→ **What is expected**: Leave out every picture, then output exactly the lines between the ones holding "Rebuild this diagram" and "(mtl) at (112,416.5)", inclusive, and nothing beyond them.

--- begin ---

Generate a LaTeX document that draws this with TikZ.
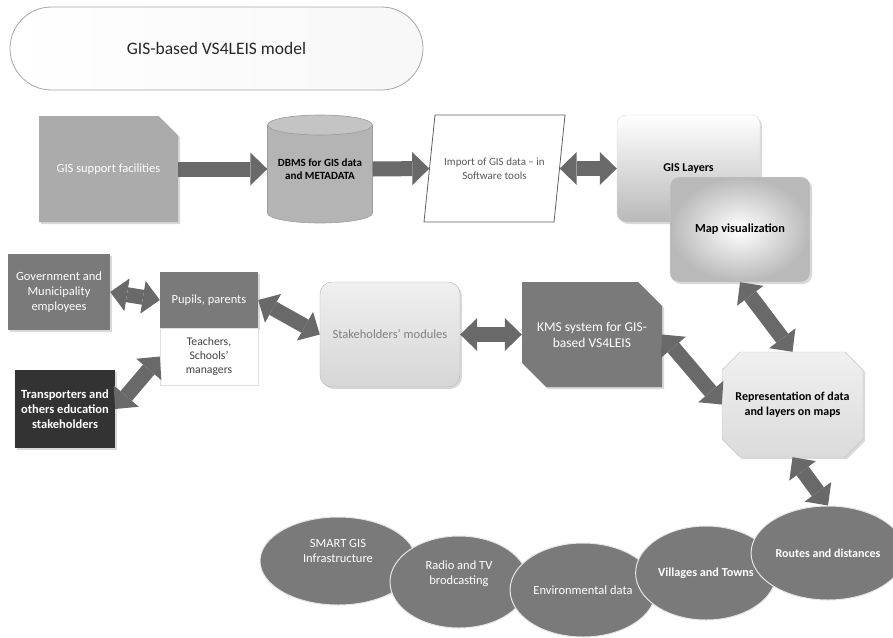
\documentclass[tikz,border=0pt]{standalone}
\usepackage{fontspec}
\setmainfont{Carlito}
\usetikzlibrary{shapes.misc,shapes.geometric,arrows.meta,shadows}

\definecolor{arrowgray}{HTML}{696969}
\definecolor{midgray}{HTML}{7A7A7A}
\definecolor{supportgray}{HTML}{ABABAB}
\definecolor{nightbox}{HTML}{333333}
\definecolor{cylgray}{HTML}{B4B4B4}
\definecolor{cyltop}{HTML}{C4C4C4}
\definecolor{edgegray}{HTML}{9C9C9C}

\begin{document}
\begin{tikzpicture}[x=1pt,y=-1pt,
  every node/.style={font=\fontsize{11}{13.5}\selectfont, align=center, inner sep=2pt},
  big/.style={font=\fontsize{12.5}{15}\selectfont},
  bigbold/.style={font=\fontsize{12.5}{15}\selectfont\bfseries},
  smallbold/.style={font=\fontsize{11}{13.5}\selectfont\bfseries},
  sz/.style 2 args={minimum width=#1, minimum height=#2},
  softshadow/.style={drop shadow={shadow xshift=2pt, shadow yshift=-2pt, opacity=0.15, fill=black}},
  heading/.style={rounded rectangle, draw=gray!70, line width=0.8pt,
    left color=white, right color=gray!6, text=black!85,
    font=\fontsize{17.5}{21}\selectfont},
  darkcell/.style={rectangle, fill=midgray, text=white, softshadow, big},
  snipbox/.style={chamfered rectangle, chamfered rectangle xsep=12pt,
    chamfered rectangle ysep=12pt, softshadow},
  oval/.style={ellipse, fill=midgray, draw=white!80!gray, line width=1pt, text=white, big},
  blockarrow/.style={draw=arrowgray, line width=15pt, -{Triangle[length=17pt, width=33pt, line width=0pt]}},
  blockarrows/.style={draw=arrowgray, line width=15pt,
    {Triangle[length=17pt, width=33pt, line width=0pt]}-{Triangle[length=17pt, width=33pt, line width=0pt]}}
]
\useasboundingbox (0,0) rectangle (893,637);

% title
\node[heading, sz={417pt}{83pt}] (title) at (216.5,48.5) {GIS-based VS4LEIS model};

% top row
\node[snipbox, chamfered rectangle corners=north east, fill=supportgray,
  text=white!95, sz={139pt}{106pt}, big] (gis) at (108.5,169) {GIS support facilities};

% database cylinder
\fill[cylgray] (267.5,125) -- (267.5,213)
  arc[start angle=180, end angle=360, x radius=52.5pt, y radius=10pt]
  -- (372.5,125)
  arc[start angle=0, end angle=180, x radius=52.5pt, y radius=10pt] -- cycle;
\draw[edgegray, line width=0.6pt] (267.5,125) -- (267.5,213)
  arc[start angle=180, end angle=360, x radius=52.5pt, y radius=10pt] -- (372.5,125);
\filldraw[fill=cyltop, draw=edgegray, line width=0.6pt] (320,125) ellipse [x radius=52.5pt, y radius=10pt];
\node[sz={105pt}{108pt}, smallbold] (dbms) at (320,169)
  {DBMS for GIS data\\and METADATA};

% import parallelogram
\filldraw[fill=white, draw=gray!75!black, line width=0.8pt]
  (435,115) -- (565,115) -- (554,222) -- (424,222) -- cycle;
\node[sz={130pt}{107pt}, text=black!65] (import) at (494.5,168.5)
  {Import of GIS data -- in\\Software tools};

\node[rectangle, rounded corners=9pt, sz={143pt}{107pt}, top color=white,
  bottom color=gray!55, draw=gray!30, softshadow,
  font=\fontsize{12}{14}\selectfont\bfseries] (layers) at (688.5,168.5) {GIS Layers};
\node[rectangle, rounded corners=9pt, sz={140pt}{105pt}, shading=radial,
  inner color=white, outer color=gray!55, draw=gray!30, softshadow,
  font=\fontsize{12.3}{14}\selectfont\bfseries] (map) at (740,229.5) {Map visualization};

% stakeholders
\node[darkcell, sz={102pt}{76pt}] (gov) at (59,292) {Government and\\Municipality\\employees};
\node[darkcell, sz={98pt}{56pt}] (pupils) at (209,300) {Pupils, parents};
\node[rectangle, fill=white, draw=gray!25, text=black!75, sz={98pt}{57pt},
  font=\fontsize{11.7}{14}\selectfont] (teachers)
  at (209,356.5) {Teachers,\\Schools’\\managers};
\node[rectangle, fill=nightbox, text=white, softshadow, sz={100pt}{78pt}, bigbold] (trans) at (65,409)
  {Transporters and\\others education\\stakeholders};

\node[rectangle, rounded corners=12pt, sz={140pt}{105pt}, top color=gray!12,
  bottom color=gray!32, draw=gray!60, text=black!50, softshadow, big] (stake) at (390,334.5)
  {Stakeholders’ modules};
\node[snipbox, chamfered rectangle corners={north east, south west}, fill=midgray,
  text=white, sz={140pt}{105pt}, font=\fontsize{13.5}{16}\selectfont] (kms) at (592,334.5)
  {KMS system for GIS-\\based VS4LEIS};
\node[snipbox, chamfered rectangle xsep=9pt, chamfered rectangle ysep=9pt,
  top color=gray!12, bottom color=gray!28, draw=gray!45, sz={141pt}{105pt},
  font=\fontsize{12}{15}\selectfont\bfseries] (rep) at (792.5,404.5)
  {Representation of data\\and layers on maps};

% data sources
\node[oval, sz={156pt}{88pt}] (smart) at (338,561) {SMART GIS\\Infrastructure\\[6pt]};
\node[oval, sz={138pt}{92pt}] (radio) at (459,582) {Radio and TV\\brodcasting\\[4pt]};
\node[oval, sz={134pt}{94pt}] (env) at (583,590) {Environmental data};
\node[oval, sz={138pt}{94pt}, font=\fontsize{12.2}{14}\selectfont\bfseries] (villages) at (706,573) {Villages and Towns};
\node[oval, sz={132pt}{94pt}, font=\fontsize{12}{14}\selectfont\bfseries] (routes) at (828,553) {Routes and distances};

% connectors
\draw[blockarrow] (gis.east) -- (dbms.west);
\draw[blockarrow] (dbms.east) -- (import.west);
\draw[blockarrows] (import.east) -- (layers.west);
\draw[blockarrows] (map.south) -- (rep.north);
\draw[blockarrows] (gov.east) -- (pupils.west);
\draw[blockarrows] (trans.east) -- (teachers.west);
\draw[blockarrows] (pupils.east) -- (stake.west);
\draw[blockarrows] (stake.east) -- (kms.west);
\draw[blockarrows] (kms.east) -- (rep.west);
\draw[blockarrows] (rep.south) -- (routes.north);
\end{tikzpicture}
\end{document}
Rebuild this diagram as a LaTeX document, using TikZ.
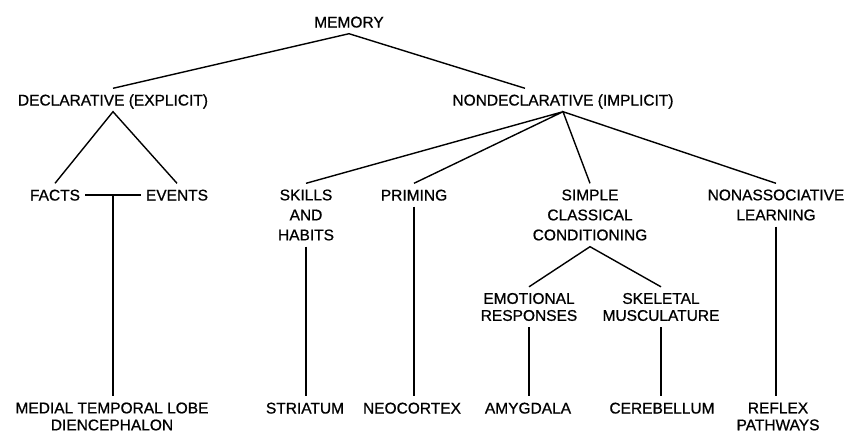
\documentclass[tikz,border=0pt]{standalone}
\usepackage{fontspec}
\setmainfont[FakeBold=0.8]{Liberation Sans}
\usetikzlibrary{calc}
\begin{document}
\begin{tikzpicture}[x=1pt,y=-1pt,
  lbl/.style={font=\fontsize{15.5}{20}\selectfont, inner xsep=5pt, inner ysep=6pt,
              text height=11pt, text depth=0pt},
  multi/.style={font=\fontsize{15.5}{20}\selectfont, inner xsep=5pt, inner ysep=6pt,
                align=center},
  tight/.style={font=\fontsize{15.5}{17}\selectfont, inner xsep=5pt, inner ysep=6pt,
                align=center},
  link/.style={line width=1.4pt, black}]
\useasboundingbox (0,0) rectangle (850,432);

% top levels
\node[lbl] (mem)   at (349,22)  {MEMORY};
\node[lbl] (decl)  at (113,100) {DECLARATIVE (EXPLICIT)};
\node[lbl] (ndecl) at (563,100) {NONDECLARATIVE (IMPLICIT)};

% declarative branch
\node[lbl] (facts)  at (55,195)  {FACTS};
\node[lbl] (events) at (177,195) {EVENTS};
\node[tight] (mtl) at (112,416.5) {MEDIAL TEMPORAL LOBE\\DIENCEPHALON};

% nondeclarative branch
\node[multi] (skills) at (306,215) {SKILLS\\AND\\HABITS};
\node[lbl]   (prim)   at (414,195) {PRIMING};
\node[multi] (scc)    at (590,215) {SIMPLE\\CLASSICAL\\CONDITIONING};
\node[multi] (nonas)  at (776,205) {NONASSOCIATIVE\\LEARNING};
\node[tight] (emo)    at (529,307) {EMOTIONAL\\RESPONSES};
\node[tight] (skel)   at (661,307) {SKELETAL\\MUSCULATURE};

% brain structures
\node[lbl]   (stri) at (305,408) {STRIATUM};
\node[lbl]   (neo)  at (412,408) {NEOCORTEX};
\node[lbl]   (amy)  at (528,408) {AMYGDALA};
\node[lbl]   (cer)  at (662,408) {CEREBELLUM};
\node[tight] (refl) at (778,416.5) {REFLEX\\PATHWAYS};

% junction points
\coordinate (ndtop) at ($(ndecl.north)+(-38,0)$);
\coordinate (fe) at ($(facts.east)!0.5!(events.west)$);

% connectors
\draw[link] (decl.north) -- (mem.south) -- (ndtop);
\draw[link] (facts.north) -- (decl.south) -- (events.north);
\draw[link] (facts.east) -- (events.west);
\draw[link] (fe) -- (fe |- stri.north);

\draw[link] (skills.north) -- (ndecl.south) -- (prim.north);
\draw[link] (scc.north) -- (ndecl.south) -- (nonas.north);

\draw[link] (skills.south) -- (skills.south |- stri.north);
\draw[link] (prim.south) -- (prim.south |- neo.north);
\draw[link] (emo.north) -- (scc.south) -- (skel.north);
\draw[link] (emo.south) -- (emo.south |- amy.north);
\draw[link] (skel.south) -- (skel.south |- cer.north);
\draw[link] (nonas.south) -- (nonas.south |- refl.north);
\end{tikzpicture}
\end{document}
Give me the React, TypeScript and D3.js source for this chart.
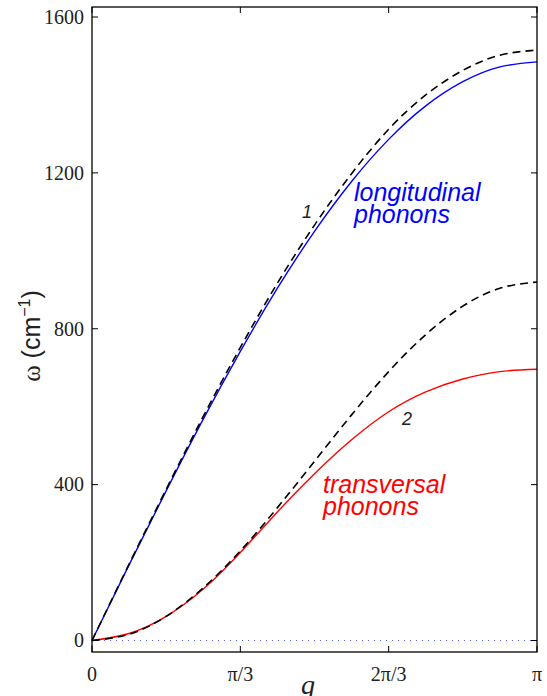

--- end ---

→ **Answer to this exercise**:
Rebuild this diagram as a LaTeX document, using TikZ.
\documentclass[tikz,border=0pt]{standalone}
\usepackage{fontspec}
\setmainfont[FakeBold=0.8]{Liberation Sans}
\usetikzlibrary{calc}
\begin{document}
\begin{tikzpicture}[x=1pt,y=-1pt,
  lbl/.style={font=\fontsize{15.5}{20}\selectfont, inner xsep=5pt, inner ysep=6pt,
              text height=11pt, text depth=0pt},
  multi/.style={font=\fontsize{15.5}{20}\selectfont, inner xsep=5pt, inner ysep=6pt,
                align=center},
  tight/.style={font=\fontsize{15.5}{17}\selectfont, inner xsep=5pt, inner ysep=6pt,
                align=center},
  link/.style={line width=1.4pt, black}]
\useasboundingbox (0,0) rectangle (850,432);

% top levels
\node[lbl] (mem)   at (349,22)  {MEMORY};
\node[lbl] (decl)  at (113,100) {DECLARATIVE (EXPLICIT)};
\node[lbl] (ndecl) at (563,100) {NONDECLARATIVE (IMPLICIT)};

% declarative branch
\node[lbl] (facts)  at (55,195)  {FACTS};
\node[lbl] (events) at (177,195) {EVENTS};
\node[tight] (mtl) at (112,416.5) {MEDIAL TEMPORAL LOBE\\DIENCEPHALON};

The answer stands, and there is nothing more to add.